President Trump’s September 23 address to the United Nations was not a policy speech so much as a weaponized performance. He selected certain fracture points in the Western world. Migration was his opening blow.
He called migration “the number one political issue of our time,” warning delegates, “Your countries are being ruined.” He went further, claiming that the UN itself was “funding an assault on Western countries and their borders,” and he cited a precise figure to give the charge credibility:
“In 2024, the UN budgeted $372 million in cash assistance… provided… debit cards to illegal aliens.” Each element of this construction was designed not only to inflame but to direct the anger of domestic and international audiences against multilateral institutions.
The tactic follows the Raymond Method’s pillars precisely.
Under Pillar One (Regime Security), Trump identifies an “external institutional villain” in the UN, while simultaneously casting migrants—especially those from the Global South—as existential threats. This posture is not accidental; it plays into a broader strategy of encouraging Western electorates to choose nationalist strongmen like himself, who, once in power, are easier for Trump and the Kremlin to manipulate.
Pillar Two (Asymmetric Warfare) emerges as Trump reframes humanitarian relief pipelines as instruments of attack. Cash assistance programs, designed to prevent starvation and stabilize displaced families, are recast as hostile operations undermining sovereignty. And rather than de-escalate the political firestorms around migration, he pours accelerant, telling governments to reject humanitarian frameworks in favor of closed-border extremism.
The broader significance lies in how migration functions as a division point in the European Union. Immigration cleaves party systems, topples governments, and provides fertile ground for populists across the continent. Trump knows this. By accusing the UN of underwriting border assaults, he is not merely criticizing policy—he is deliberately destabilizing the political balance of Europe.

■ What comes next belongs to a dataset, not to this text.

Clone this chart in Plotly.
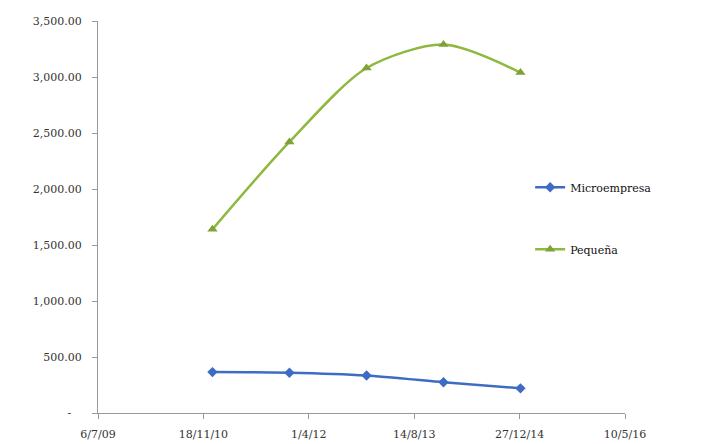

He wants Berlin, Paris, Rome, and others to wobble toward nationalist-populists who mirror his own movement. Such a shift would splinter NATO unity, weaken Brussels, and tilt the Western coalition toward dysfunction.
This dynamic serves the interests of Moscow. A fractured EU and NATO reduce the ability of the West to hold the line against Russian aggression. Every populist victory in Europe undercuts liberal-democratic resilience, and every accusation against the UN chips away at multilateral solidarity.
This is why Trump’s remarks cannot be dismissed as careless or theatrical. They are part of a coordinated destabilization strategy that exports MAGA logic abroad, magnifies existing EU divides, and provides a political dividend for his master in the Kremlin.
In this sense, migration is not just a talking point; it is the spearhead of asymmetric attack on the Western alliance itself.